Saturday, May 15, 2010
Local History
This dirt road in Thompson doesn't look like much, but it was on this exact spot, in 1891, that the nation's most legendary train wreck happened.
From Wikipedia:
The Great East Thompson Train Wreck was a large rail disaster which occurred in East Thompson, Connecticut, on December 4, 1891. It was one of the most extensive train wrecks in American history, and the only one to involve four trains. It happened on the New York and New England Railroad, which provided a shortcut from New York City to Boston by making a diagonal across Connecticut. The railroad is now abandoned, and most of its tracks removed.
On the morning of December 4, 1891, four trains were scheduled to pass through East Thompson, in the town of Thompson in the northeastern corner of Connecticut: the hotshot Long Island & Eastern States Express from New York to Boston via a ferry across Long Island Sound, the Norwich Steamboat Express traveling to Boston from the quays of New London, Connecticut, the Southbridge Local freight to the town of that name just over the Massachusetts border, and freight train No. 212. To keep the slower No. 212 from impeding the approaching Eastern States Express, the local dispatcher allowed 212 to run on the left-hand track ahead of the express. Unfortunately both the dispatcher and 212's crew had forgotten about the oncoming Southbridge Local freight. At 6:40 am, just before the East Thompson station, the two freight trains collided head-on violently, jacknifing several cars and tossing one across both eastbound and westbound tracks.

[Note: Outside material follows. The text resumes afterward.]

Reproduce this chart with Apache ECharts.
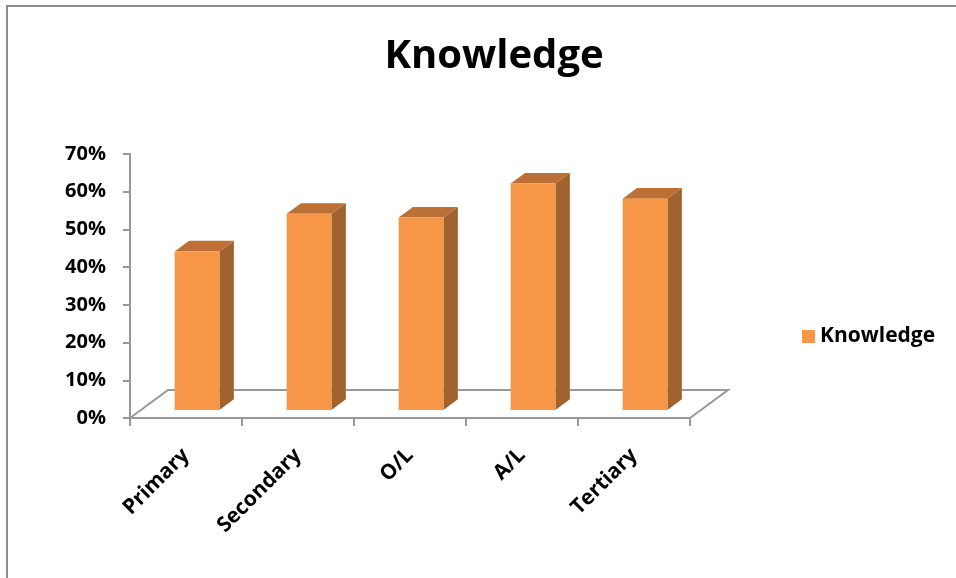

Meanwhile, the Eastern States Express approached at 50 mph, unaware of the disaster. It crashed into the car across the other track, causing the engine to derail and strike a telephone pole, killing engineer Harry Taber and fireman Gerry Fitzgerald. (Fitzgerald was actually substituting for Mike Flynn, who had been scheduled but was marked off the roster since he had had a premonition of disaster the night before.) Steam from the ruptured engine destroyed a nearby home.
Then the uninjured crewmen remembered the Norwich Steamboat Train. A flagman was sent out, but was too late to get the speeding express to stop. At 6:45 AM, it plowed eight feet into the rear of the Eastern States Express, setting fire to the rear sleeping car and the engine cab. Fortunately the crew suffered only cuts and scrapes.
Miraculously, even though all four engines, the sleeper, and a baggage car were destroyed, the track was torn up for about 500 yards (460 m) east of the passenger station, and hundreds of people were injured in the wreck, only two people were confirmed dead; Harry Taber and Gerry Fitzgerald of the Eastern States Express. A third man, R.H. Rath of New York, was presumed dead, but his body was never found. (It has been suggested Rath was not on the train, as he reappears very much alive in legal documents more than three years after the disaster.)
Windham County coroner A.G. Bill ruled engineer Henry Wildes and conductor William Dorman of the 212 responsible for Tabor's and Fitzgerald's deaths.
The station has since been torn down, and the former New York & New England Railroad through this area is now an undeveloped rail trail.